By Tanuka De | November 28, 2025, 11:50 AM

Bitcoin, the leading cryptocurrency, has surged amid growing recognition as a decentralized, non-sovereign asset and increasing institutional and corporate participation. Supportive U.S. economic policies under President Donald Trump have further accelerated its mainstream acceptance, reinforcing investor confidence. In this evolving landscape, let’s find out which company is better positioned for long-term growth — Coinbase Global Inc. COIN or Riot Platforms RIOT?

Coinbase, the largest regulated cryptocurrency exchange in the United States, is well-positioned to capitalize on increased market volatility and rising digital asset valuations. RIOT, in contrast, is among the largest and most cost-efficient Bitcoin miners in North America, and it stands to benefit from the industry’s structural transition away from pure mining toward higher-margin, recurring-revenue artificial intelligence (AI)/high-performance computing (HPC) infrastructure.

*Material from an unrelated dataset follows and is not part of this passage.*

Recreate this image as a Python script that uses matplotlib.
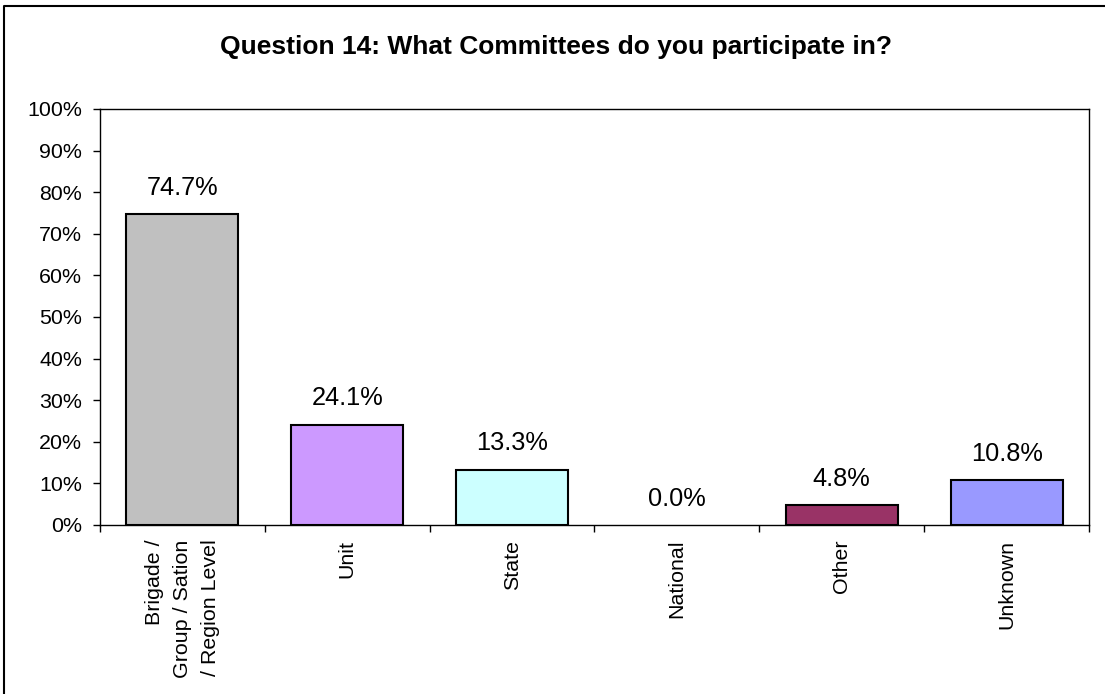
import numpy as np
import matplotlib.pyplot as plt
from matplotlib.lines import Line2D
from matplotlib.ticker import FixedLocator, FuncFormatter

plt.rcParams['font.family'] = ['Liberation Sans', 'DejaVu Sans']

# 回答データ
categories = ["Brigade /\nGroup / Sation\n/ Region Level", "Unit", "State",
              "National", "Other", "Unknown"]
values = [74.7, 24.1, 13.3, 0.0, 4.8, 10.8]
colors = ['#C0C0C0', '#CC99FF', '#CCFFFF', '#FFFFFF', '#993366', '#9999FF']

fig = plt.figure(figsize=(11.05, 6.94), dpi=100)
ax = fig.add_axes([100 / 1105, 1 - 525 / 694, 989 / 1105, 416 / 694])

x = np.arange(len(categories))
edges = ['black' if v > 0 else 'none' for v in values]  # 0%の棒は枠線なし
ax.bar(x, values, width=0.68, color=colors, edgecolor=edges, linewidth=1.5)

# 棒の上に値を表示
for xi, v in zip(x, values):
    ax.annotate("{:.1f}%".format(v), (xi, v), xytext=(0, 14), textcoords='offset points',
                ha='center', va='baseline', fontsize=18.3)

ax.set_xlim(-0.5, len(categories) - 0.5)
ax.set_ylim(0, 100)
ax.set_yticks(np.arange(0, 101, 10))
ax.yaxis.set_major_formatter(FuncFormatter(lambda v, p: "{:.0f}%".format(v)))
ax.tick_params(axis='y', length=5, width=1, labelsize=15.4, pad=8, direction='out')

# x軸: 区切り位置に目盛り、ラベルはカテゴリ中央
ax.xaxis.set_major_locator(FixedLocator(np.arange(-0.5, len(categories), 1.0)))
ax.set_xticklabels([])
ax.tick_params(axis='x', length=5, width=1, direction='out')
for xi, name in zip(x, categories):
    ax.text(xi, -0.035, name, transform=ax.get_xaxis_transform(), rotation=90,
            ha='center', va='top', multialignment='right', fontsize=15.4,
            linespacing=1.62)

for s in ax.spines.values():
    s.set_linewidth(1)

fig.text(0.503, 1 - 47 / 694, "Question 14: What Committees do you participate in?",
         ha='center', va='center', fontsize=19, fontweight='bold')

# 外枠（左と上のみ）
x0, y0 = 4 / 1105, 1 - 5.5 / 694
fig.lines.append(Line2D([x0, x0, 1.0], [0.0, y0, y0], transform=fig.transFigure,
                        color='black', linewidth=1.5))

fig.savefig('out.png', dpi=100)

Both these companies are sensitive to Bitcoin price movements.

The Case for COIN

Coinbase appears well-positioned to benefit from President Trump’s pro-crypto policy direction and his stated desire to create clearer regulatory frameworks. With roughly 83% of its revenues derived from the United States, the company operates at the center of what is increasingly becoming a global hub for digital-asset innovation. This environment aligns closely with CEO Brian Armstrong’s ambition to make Coinbase an “everything exchange,” offering a broad suite of financial services built around crypto infrastructure.

The company is steadily expanding its product portfolio to reinforce this vision. Coinbase has introduced new trading instruments, including an equity index future linked to “Magnificent 7” stocks, complementing its established crypto futures lineup. It has also strengthened its presence in crypto lending by issuing a $100 million Bitcoin-backed loan to CleanSpark. In the decentralized finance space, Coinbase partnered with Morpho to launch a USDC lending product, offering yields of up to 10.8%, with the goal of deepening its influence within the DeFi ecosystem.

Coinbase’s ambitions extend well beyond trading. The crypto-leader is accelerating real-world crypto adoption through Base, its low-cost Layer 2 network designed to support large-scale on-chain activity. At the same time, it is pushing the growth of stablecoins as core financial infrastructure, particularly through Coinbase Payments—a system aimed at reducing card-processing expenses by enabling online payments with stablecoins. Coinbase’s entry into the prediction-market sector through its collaboration with Kalshi also marks a meaningful step toward diversifying revenues away from pure transaction volumes and tapping into an expanding event-driven trading market.

M&A activity has further supported Coinbase’s expansion. The company is in the process of acquiring Vector.fun to strengthen its connection to the Solana ecosystem. This marks its ninth acquisition of the year. Its recent purchases — including Echo, a platform for on-chain capital raising; derivatives exchange Deribit; and token-management platform Liquifi — reflect Coinbase’s focus on broadening its technological capabilities and market reach.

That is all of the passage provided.